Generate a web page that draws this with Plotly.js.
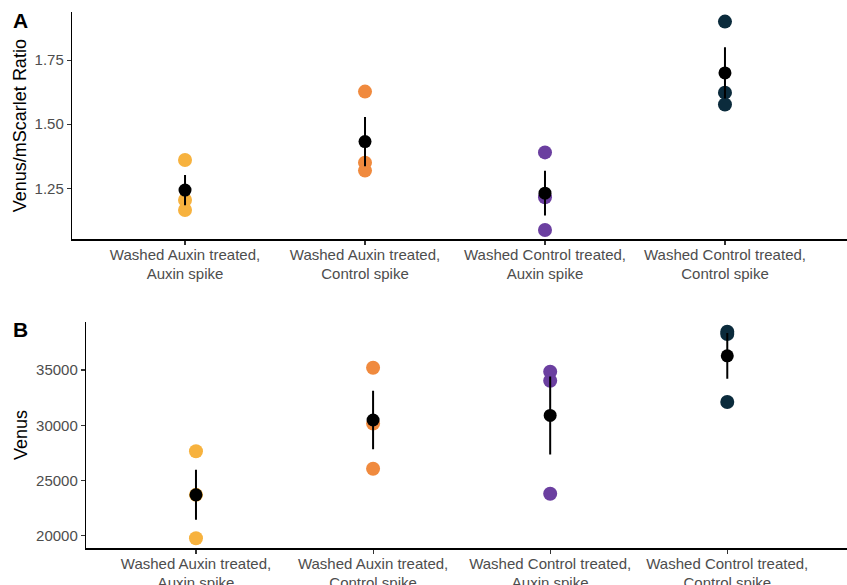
<!DOCTYPE html>
<html><head><meta charset="utf-8">
<script src="https://cdn.plot.ly/plotly-3.0.1.min.js"></script>
<style>html,body{margin:0;padding:0;background:#fff}#chart{width:847px;height:585px}</style>
</head><body><div id="chart"></div>
<script>
const categories = [1, 2, 3, 4];
const categoryLabels = [
  "Washed Auxin treated,<br>Auxin spike",
  "Washed Auxin treated,<br>Control spike",
  "Washed Control treated,<br>Auxin spike",
  "Washed Control treated,<br>Control spike"
];
const groupColors = ["#F7B23E", "#F08A3E", "#6B3FA0", "#0B2B3C"];

// Panel A: Venus/mScarlet ratio
const ratioPoints = [
  [1.360, 1.204, 1.165],
  [1.627, 1.350, 1.319],
  [1.390, 1.215, 1.087],
  [1.900, 1.623, 1.577]
];
const ratioMeans = [1.243, 1.432, 1.231, 1.700];
const ratioSE = [0.059, 0.096, 0.087, 0.100];
const ratioTicks = [1.25, 1.50, 1.75];
const ratioTickText = ["1.25", "1.50", "1.75"];

// Panel B: Venus
const venusPoints = [
  [27645, 23700, 19764],
  [35208, 30151, 26060],
  [34846, 34031, 23795],
  [38470, 38262, 32111]
];
const venusMeans = [23704, 30473, 30891, 36281];
const venusSE = [2270, 2640, 3530, 2070];
const venusTicks = [20000, 25000, 30000, 35000];
const venusTickText = ["20000", "25000", "30000", "35000"];

const W = 847, H = 585;
const traces = [];
function addPanel(points, means, se, xa, ya) {
  categories.forEach((c, i) => {
    traces.push({
      type: "scatter", mode: "markers", xaxis: xa, yaxis: ya,
      x: points[i].map(() => c), y: points[i],
      marker: {color: groupColors[i], size: 14, line: {width: 0}},
      showlegend: false, hoverinfo: "y"
    });
  });
  traces.push({
    type: "scatter", mode: "markers", xaxis: xa, yaxis: ya,
    x: categories, y: means,
    marker: {color: "#000000", size: 13, line: {width: 0}},
    error_y: {type: "data", array: se, visible: true, color: "#000000", thickness: 2, width: 0},
    showlegend: false, hoverinfo: "y"
  });
}
addPanel(ratioPoints, ratioMeans, ratioSE, "x", "y");
addPanel(venusPoints, venusMeans, venusSE, "x2", "y2");

const tickFont = {family: "Liberation Sans, Arial, sans-serif", size: 15, color: "#4D4D4D"};
const titleFont = {family: "Liberation Sans, Arial, sans-serif", size: 18, color: "#000000"};
function xAxis(left, anchor, range) {
  return {
    domain: [left / W, 1], anchor: anchor, range: range,
    tickmode: "array", tickvals: categories, ticktext: categoryLabels,
    showline: true, linecolor: "#000000", linewidth: 1.2,
    ticks: "outside", ticklen: 4, tickcolor: "#333333", tickwidth: 1.1,
    ticklabelstandoff: -3,
    showgrid: false, zeroline: false, tickfont: tickFont, fixedrange: true
  };
}
function yAxis(top, bottom, anchor, range, tv, tt, title, standoff) {
  return {
    domain: [(H - bottom) / H, (H - top) / H], anchor: anchor, range: range,
    tickmode: "array", tickvals: tv, ticktext: tt,
    showline: true, linecolor: "#000000", linewidth: 1.2,
    ticks: "outside", ticklen: 4, tickcolor: "#333333", tickwidth: 1.1,
    showgrid: false, zeroline: false, tickfont: tickFont,
    title: {text: title, font: titleFont, standoff: standoff}, fixedrange: true
  };
}
const layout = {
  width: W, height: H,
  margin: {l: 0, r: 0, t: 0, b: 0},
  paper_bgcolor: "#ffffff", plot_bgcolor: "#ffffff",
  showlegend: false,
  xaxis: xAxis(72, "y", [0.372, 4.678]),
  yaxis: yAxis(12, 239.3, "x", [1.051, 1.9375], ratioTicks, ratioTickText, "Venus/mScarlet Ratio", 3),
  xaxis2: xAxis(86, "y2", [0.379, 4.676]),
  yaxis2: yAxis(321.7, 548.3, "x2", [18859, 39375], venusTicks, venusTickText, "Venus", 3),
  annotations: [
    {text: "<b>A</b>", x: 11 / W, y: 1 - 21 / H, xref: "paper", yref: "paper", xanchor: "left", yanchor: "middle", showarrow: false,
     font: {family: "Liberation Sans, Arial, sans-serif", size: 21, color: "#000000"}},
    {text: "<b>B</b>", x: 11 / W, y: 1 - 329 / H, xref: "paper", yref: "paper", xanchor: "left", yanchor: "middle", showarrow: false,
     font: {family: "Liberation Sans, Arial, sans-serif", size: 21, color: "#000000"}}
  ]
};
Plotly.newPlot("chart", traces, layout, {displayModeBar: false, staticPlot: true});
</script>
</body></html>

--------------------

PROBLEM STATEMENT: Working from the lines above, reproduce the material exactly and exclude its pictures.

WORKED ANSWER:
Generate a web page that draws this with Plotly.js.
<!DOCTYPE html>
<html><head><meta charset="utf-8">
<script src="https://cdn.plot.ly/plotly-3.0.1.min.js"></script>
<style>html,body{margin:0;padding:0;background:#fff}#chart{width:847px;height:585px}</style>
</head><body><div id="chart"></div>
<script>
const categories = [1, 2, 3, 4];
const categoryLabels = [
  "Washed Auxin treated,<br>Auxin spike",
  "Washed Auxin treated,<br>Control spike",
  "Washed Control treated,<br>Auxin spike",
  "Washed Control treated,<br>Control spike"
];
const groupColors = ["#F7B23E", "#F08A3E", "#6B3FA0", "#0B2B3C"];

// Panel A: Venus/mScarlet ratio
const ratioPoints = [
  [1.360, 1.204, 1.165],
  [1.627, 1.350, 1.319],
  [1.390, 1.215, 1.087],
  [1.900, 1.623, 1.577]
];
const ratioMeans = [1.243, 1.432, 1.231, 1.700];
const ratioSE = [0.059, 0.096, 0.087, 0.100];
const ratioTicks = [1.25, 1.50, 1.75];
const ratioTickText = ["1.25", "1.50", "1.75"];

// Panel B: Venus
const venusPoints = [
  [27645, 23700, 19764],
  [35208, 30151, 26060],
  [34846, 34031, 23795],
  [38470, 38262, 32111]
];
const venusMeans = [23704, 30473, 30891, 36281];
const venusSE = [2270, 2640, 3530, 2070];
const venusTicks = [20000, 25000, 30000, 35000];
const venusTickText = ["20000", "25000", "30000", "35000"];

const W = 847, H = 585;
const traces = [];
function addPanel(points, means, se, xa, ya) {
  categories.forEach((c, i) => {
    traces.push({
      type: "scatter", mode: "markers", xaxis: xa, yaxis: ya,
      x: points[i].map(() => c), y: points[i],
      marker: {color: groupColors[i], size: 14, line: {width: 0}},
      showlegend: false, hoverinfo: "y"
    });
  });
  traces.push({
    type: "scatter", mode: "markers", xaxis: xa, yaxis: ya,
    x: categories, y: means,
    marker: {color: "#000000", size: 13, line: {width: 0}},
    error_y: {type: "data", array: se, visible: true, color: "#000000", thickness: 2, width: 0},
    showlegend: false, hoverinfo: "y"
  });
}
addPanel(ratioPoints, ratioMeans, ratioSE, "x", "y");
addPanel(venusPoints, venusMeans, venusSE, "x2", "y2");

const tickFont = {family: "Liberation Sans, Arial, sans-serif", size: 15, color: "#4D4D4D"};
const titleFont = {family: "Liberation Sans, Arial, sans-serif", size: 18, color: "#000000"};
function xAxis(left, anchor, range) {
  return {
    domain: [left / W, 1], anchor: anchor, range: range,
    tickmode: "array", tickvals: categories, ticktext: categoryLabels,
    showline: true, linecolor: "#000000", linewidth: 1.2,
    ticks: "outside", ticklen: 4, tickcolor: "#333333", tickwidth: 1.1,
    ticklabelstandoff: -3,
    showgrid: false, zeroline: false, tickfont: tickFont, fixedrange: true
  };
}
function yAxis(top, bottom, anchor, range, tv, tt, title, standoff) {
  return {
    domain: [(H - bottom) / H, (H - top) / H], anchor: anchor, range: range,
    tickmode: "array", tickvals: tv, ticktext: tt,
    showline: true, linecolor: "#000000", linewidth: 1.2,
    ticks: "outside", ticklen: 4, tickcolor: "#333333", tickwidth: 1.1,
    showgrid: false, zeroline: false, tickfont: tickFont,
    title: {text: title, font: titleFont, standoff: standoff}, fixedrange: true
  };
}
const layout = {
  width: W, height: H,
  margin: {l: 0, r: 0, t: 0, b: 0},
  paper_bgcolor: "#ffffff", plot_bgcolor: "#ffffff",
  showlegend: false,
  xaxis: xAxis(72, "y", [0.372, 4.678]),
  yaxis: yAxis(12, 239.3, "x", [1.051, 1.9375], ratioTicks, ratioTickText, "Venus/mScarlet Ratio", 3),
  xaxis2: xAxis(86, "y2", [0.379, 4.676]),
  yaxis2: yAxis(321.7, 548.3, "x2", [18859, 39375], venusTicks, venusTickText, "Venus", 3),
  annotations: [
    {text: "<b>A</b>", x: 11 / W, y: 1 - 21 / H, xref: "paper", yref: "paper", xanchor: "left", yanchor: "middle", showarrow: false,
     font: {family: "Liberation Sans, Arial, sans-serif", size: 21, color: "#000000"}},
    {text: "<b>B</b>", x: 11 / W, y: 1 - 329 / H, xref: "paper", yref: "paper", xanchor: "left", yanchor: "middle", showarrow: false,
     font: {family: "Liberation Sans, Arial, sans-serif", size: 21, color: "#000000"}}
  ]
};
Plotly.newPlot("chart", traces, layout, {displayModeBar: false, staticPlot: true});
</script>
</body></html>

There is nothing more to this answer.